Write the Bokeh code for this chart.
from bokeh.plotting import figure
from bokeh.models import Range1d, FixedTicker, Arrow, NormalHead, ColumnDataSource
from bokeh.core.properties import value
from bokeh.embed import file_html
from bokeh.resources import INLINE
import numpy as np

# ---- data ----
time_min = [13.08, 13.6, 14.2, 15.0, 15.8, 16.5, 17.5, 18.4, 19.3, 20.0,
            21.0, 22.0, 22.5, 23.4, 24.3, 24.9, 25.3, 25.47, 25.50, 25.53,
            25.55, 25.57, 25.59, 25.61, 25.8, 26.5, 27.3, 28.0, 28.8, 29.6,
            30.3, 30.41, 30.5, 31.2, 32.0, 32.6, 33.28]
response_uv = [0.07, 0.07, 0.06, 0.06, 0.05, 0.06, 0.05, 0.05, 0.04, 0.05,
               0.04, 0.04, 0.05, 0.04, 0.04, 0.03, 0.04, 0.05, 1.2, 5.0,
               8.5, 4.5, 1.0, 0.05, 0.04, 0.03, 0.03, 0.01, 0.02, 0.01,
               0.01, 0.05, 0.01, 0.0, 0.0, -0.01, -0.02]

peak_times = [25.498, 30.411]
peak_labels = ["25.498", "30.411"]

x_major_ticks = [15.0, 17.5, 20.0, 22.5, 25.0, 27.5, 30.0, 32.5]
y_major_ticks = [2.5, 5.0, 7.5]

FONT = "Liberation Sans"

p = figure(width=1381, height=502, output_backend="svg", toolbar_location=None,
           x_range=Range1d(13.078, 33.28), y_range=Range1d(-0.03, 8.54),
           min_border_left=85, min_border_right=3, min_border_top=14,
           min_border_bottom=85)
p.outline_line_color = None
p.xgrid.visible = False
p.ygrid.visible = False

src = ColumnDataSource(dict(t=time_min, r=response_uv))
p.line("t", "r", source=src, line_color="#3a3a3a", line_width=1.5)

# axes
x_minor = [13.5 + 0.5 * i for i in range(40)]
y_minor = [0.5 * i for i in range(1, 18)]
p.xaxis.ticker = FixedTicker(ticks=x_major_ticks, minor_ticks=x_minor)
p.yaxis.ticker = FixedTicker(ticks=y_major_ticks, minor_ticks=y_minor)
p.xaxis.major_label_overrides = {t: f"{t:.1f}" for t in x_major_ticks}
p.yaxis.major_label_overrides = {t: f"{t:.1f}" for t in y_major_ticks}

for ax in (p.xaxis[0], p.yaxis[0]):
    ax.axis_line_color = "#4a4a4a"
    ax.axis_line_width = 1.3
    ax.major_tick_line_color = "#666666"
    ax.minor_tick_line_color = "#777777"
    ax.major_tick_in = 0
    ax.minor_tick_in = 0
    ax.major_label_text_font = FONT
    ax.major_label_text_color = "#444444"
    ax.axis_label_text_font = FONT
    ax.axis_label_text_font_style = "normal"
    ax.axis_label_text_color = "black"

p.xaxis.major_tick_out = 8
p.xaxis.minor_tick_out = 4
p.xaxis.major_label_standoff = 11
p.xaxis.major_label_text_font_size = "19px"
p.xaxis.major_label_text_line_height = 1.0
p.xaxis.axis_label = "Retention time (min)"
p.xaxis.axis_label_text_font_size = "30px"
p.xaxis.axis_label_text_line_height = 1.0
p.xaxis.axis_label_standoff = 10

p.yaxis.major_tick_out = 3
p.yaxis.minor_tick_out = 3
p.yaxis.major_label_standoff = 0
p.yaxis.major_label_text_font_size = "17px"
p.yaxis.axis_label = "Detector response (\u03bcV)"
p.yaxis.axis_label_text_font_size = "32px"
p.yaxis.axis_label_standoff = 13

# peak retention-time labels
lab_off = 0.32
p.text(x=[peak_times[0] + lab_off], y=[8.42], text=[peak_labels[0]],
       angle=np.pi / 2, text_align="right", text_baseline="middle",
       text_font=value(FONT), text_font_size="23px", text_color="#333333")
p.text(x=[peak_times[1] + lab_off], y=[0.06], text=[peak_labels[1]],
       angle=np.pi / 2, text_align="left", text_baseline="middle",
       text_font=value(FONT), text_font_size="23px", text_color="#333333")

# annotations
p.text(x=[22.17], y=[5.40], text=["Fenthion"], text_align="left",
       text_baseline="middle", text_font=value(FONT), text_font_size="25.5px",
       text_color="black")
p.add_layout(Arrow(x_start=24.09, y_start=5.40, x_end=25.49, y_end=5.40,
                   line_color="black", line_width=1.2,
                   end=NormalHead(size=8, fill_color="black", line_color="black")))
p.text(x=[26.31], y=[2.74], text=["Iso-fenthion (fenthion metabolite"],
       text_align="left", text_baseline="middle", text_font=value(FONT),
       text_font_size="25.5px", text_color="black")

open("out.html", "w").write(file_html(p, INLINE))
● ● ● ● ●
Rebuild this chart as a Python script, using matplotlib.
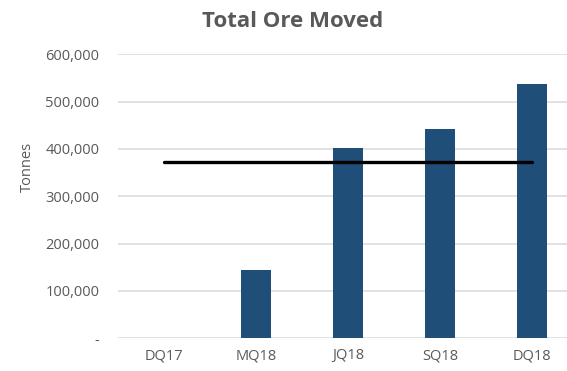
● ● ● ● ●
Extract exactly the run of lines beginning at the line with "Write the Bokeh code for this chart." and ending at the line with "import numpy as np", including both ends and nothing beyond them.

* **Task response**:
Write the Bokeh code for this chart.
from bokeh.plotting import figure
from bokeh.models import Range1d, FixedTicker, Arrow, NormalHead, ColumnDataSource
from bokeh.core.properties import value
from bokeh.embed import file_html
from bokeh.resources import INLINE
import numpy as np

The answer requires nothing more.